The new chief executive of the Premier League admits the competition is keen to improve VAR following the controversy surrounding the technology this season.
Video assistant referees were introduced to English football’s top flight this season in a bid to improve the standard officiating, though there has so far been a largely negative response to its usage, with a recent poll by YouGov finding that more than two-thirds of all Premier League fans believing that VAR is making the game less enjoyable.
Speaking at a press conference to announce his appointment as chief executive, new Premier League boss Richard Masters has opened up on the topic, and says changes may be made as the governing body look to remove further controversies next season.
“I think it’s here to stay and certainly it’s going to be with us next season,” Masters insisted, before admitting there may be changes to how it handles offsides, within Ifab protocols. “I think offsides is one and whether you want offsides that are precise to the armpit or the heel, or whether you want to build in a bit of tolerance. That is sort of a technical challenge.
“We are in constant dialogue with Ifab about it – and about the way the Premier League does it versus everyone else and what we can learn from other leagues.”
Many fans have criticised the delays involved in coming to VAR decisions, with Manchester City awarded a penalty at Tottenham last weekend more than two minutes after Serge Aurier had felled Sergio Aguero inside the area.
Masters insists the idea is for VAR to come to correct decisions whilst causing minimum disruption to the spectacle, and insists talks are ongoing over the development of the technology which is intended to be used ‘sparingly’ throughout Premier League fixtures.
“We wanted to make sure it came in and delivered the benefits but to minimum disruption. You have got fans in the stadium watching something, the use of the review area is another debate. We have recently expanded the remit on that to cover red cards and downgrades from red card situations. I think if fans can see the referee using the referee review area then psychologically they are seeing something happening rather than waiting for Stockley Park to make a decision. That will be a discussion point. We always intended to use it – sparingly.”
“We will look at the development next season to iron out some of the issues we have had. We are doing that. We have improved the in-stadium communication with the slightly different replay screen experience we now have and I think the decision making is now better. If we can get that speed up as well, and it will happen in time… everybody is on a learning curve.”
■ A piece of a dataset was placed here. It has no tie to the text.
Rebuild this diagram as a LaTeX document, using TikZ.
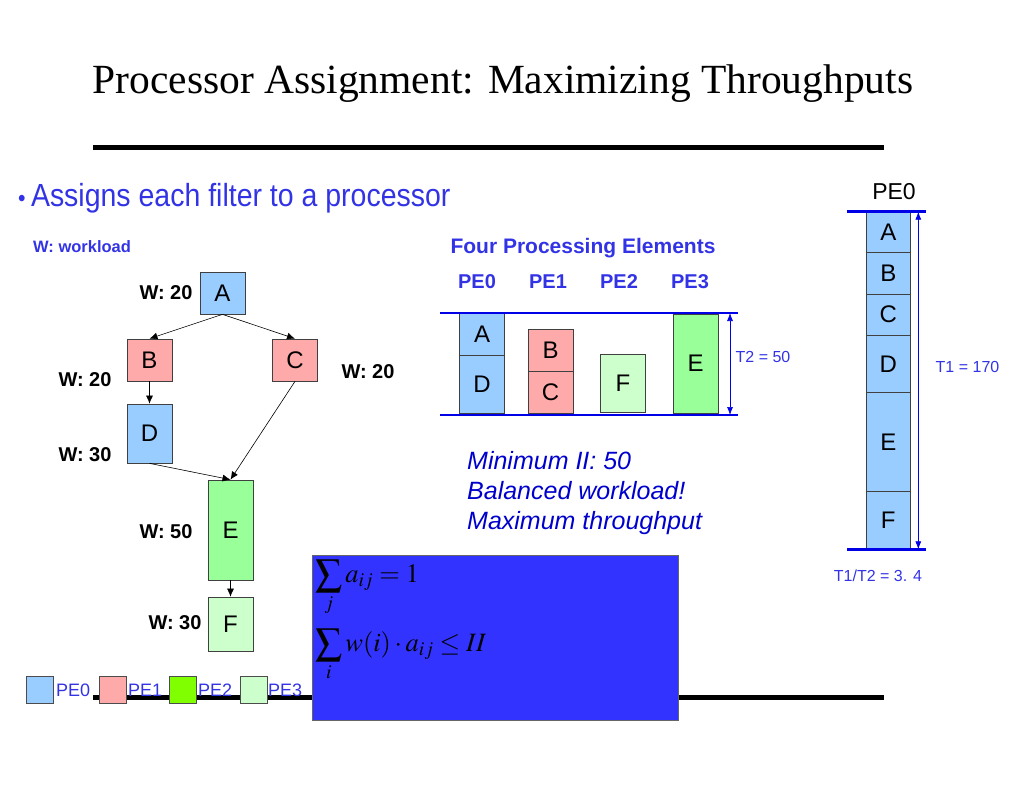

Whilst admitting that more must be done to improve VAR and its usage, Masters says some desired changes are ‘outside of the extremities of IFAB protocol’, but says the technology’s influence has led to an increase in correct decisions so far this season.
“Some of the things we want to do are outside of the extremities of the IFAB protocol. We would probably want to show a bit more of the action live on screen, but we are not allowed to do that.
“I think we are the only European league that shows clips in an overturn situation. We are also the only league that shows the cross-hairs, the measurement of offside. Despite Uefa using exactly the same system, they just show the line once the cross-hairs have been delivered. Again, we will look at whether that is a net positive or has an impact on the watching viewer at home.
“We have done our own poll. I think it broadly says what you’d expect it to say – the bit about improving decision-making people like, the majority of football fans actually want VAR to be a success and wanted it to come in. There is obviously the other part of VAR which is consistent decision-making, the time to take decision-making, frustration perhaps with the precision offsides and whether you like that or don’t, the jury is out on that.
“By the way, the decision-making part has improved I think we are at 94 percent key match decisions are correct now, 97 percent of assistants decisions are correct, so it is having an impact on the outcome of games, on the league tables, which is what you wanted to happen and as a league we want to work really hard on ironing out those other issues and that is what we are discussing with clubs. So when we get to April there will be a bigger conversation about what sort of VAR clubs want to have in the Premier League next season.”